Material:
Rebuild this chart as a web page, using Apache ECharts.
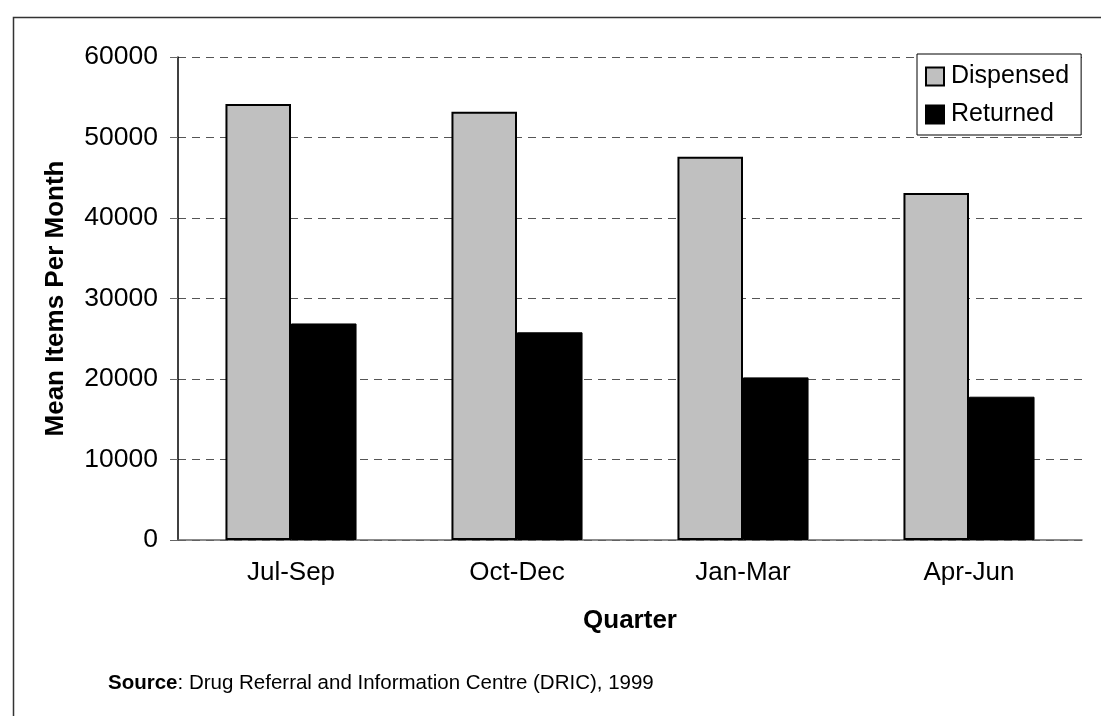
<!DOCTYPE html>
<html>
<head>
<meta charset="utf-8">
<script src="https://cdn.jsdelivr.net/npm/echarts@6/dist/echarts.min.js"></script>
<style>
html,body{margin:0;padding:0;background:#fff;}
#main{width:1101px;height:716px;}
</style>
</head>
<body>
<div id="main"></div>
<script>
var quarters = ['Jul-Sep', 'Oct-Dec', 'Jan-Mar', 'Apr-Jun'];
var dispensed = [54150, 53200, 47600, 43100];
var returned = [26900, 25800, 20200, 17800];
var yTicks = [0, 10000, 20000, 30000, 40000, 50000, 60000];

var font = '"Liberation Sans", Arial, sans-serif';
var chart = echarts.init(document.getElementById('main'));

var option = {
	backgroundColor: '#fff',
	animation: false,
	textStyle: { fontFamily: font },
	grid: { left: 178, right: 19, top: 57, bottom: 176 },
	legend: {
		orient: 'vertical',
		left: 917,
		top: 54,
		padding: [10, 12, 8, 8],
		itemGap: 13,
		itemWidth: 18,
		itemHeight: 18,
		icon: 'rect',
		itemStyle: { borderColor: '#000', borderWidth: 2 },
		borderColor: '#000',
		borderWidth: 1,
		backgroundColor: '#fff',
		textStyle: { fontSize: 25, color: '#000', fontFamily: font, padding: [0, 0, 0, 2] },
		data: ['Dispensed', 'Returned']
	},
	xAxis: {
		type: 'category',
		data: quarters,
		name: 'Quarter',
		nameLocation: 'middle',
		nameGap: 68,
		nameTextStyle: { fontSize: 26, fontWeight: 'bold', color: '#000' },
		axisLine: { lineStyle: { color: '#666', width: 1.5 } },
		axisTick: { inside: true, length: 8, lineStyle: { color: '#666' } },
		axisLabel: { fontSize: 26, color: '#000', margin: 20 }
	},
	yAxis: {
		type: 'value',
		min: yTicks[0],
		max: yTicks[yTicks.length - 1],
		interval: 10000,
		name: 'Mean Items Per Month',
		nameLocation: 'middle',
		nameGap: 109,
		nameTextStyle: { fontSize: 26, fontWeight: 'bold', color: '#000' },
		axisLine: { show: true, lineStyle: { color: '#000', width: 1.5 } },
		axisTick: { show: true, length: 8, lineStyle: { color: '#666' } },
		axisLabel: { fontSize: 26.5, color: '#000', margin: 20, formatter: function (v) { return String(v); } },
		splitLine: { lineStyle: { color: '#555', type: [8, 6], width: 1 } }
	},
	series: [
		{
			name: 'Dispensed',
			type: 'bar',
			data: dispensed,
			barGap: '0%',
			barCategoryGap: '42%',
			itemStyle: { color: '#C0C0C0', borderColor: '#000', borderWidth: 2 }
		},
		{
			name: 'Returned',
			type: 'bar',
			data: returned,
			itemStyle: { color: '#000', borderColor: '#000', borderWidth: 1 }
		}
	],
	graphic: [
		{
			type: 'rect',
			left: 11,
			top: 15,
			shape: { width: 1200, height: 800 },
			style: { fill: 'none', stroke: '#333', lineWidth: 1.5 },
			z: -1
		},
		{
			type: 'text',
			left: 108,
			top: 673,
			style: {
				rich: {
					b: { fontSize: 20.5, fontWeight: 'bold', fill: '#000', fontFamily: font },
					n: { fontSize: 20.5, fill: '#000', fontFamily: font }
				},
				text: '{b|Source}{n|: Drug Referral and Information Centre (DRIC), 1999}'
			}
		}
	]
};
chart.setOption(option);
</script>
</body>
</html>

Aim of the exercise: Return the material line for line, from its beginning to the line that contains "var chart = echarts.init(document.getElementById('main'));", with the pictures left out.

Task result:
Rebuild this chart as a web page, using Apache ECharts.
<!DOCTYPE html>
<html>
<head>
<meta charset="utf-8">
<script src="https://cdn.jsdelivr.net/npm/echarts@6/dist/echarts.min.js"></script>
<style>
html,body{margin:0;padding:0;background:#fff;}
#main{width:1101px;height:716px;}
</style>
</head>
<body>
<div id="main"></div>
<script>
var quarters = ['Jul-Sep', 'Oct-Dec', 'Jan-Mar', 'Apr-Jun'];
var dispensed = [54150, 53200, 47600, 43100];
var returned = [26900, 25800, 20200, 17800];
var yTicks = [0, 10000, 20000, 30000, 40000, 50000, 60000];

var font = '"Liberation Sans", Arial, sans-serif';
var chart = echarts.init(document.getElementById('main'));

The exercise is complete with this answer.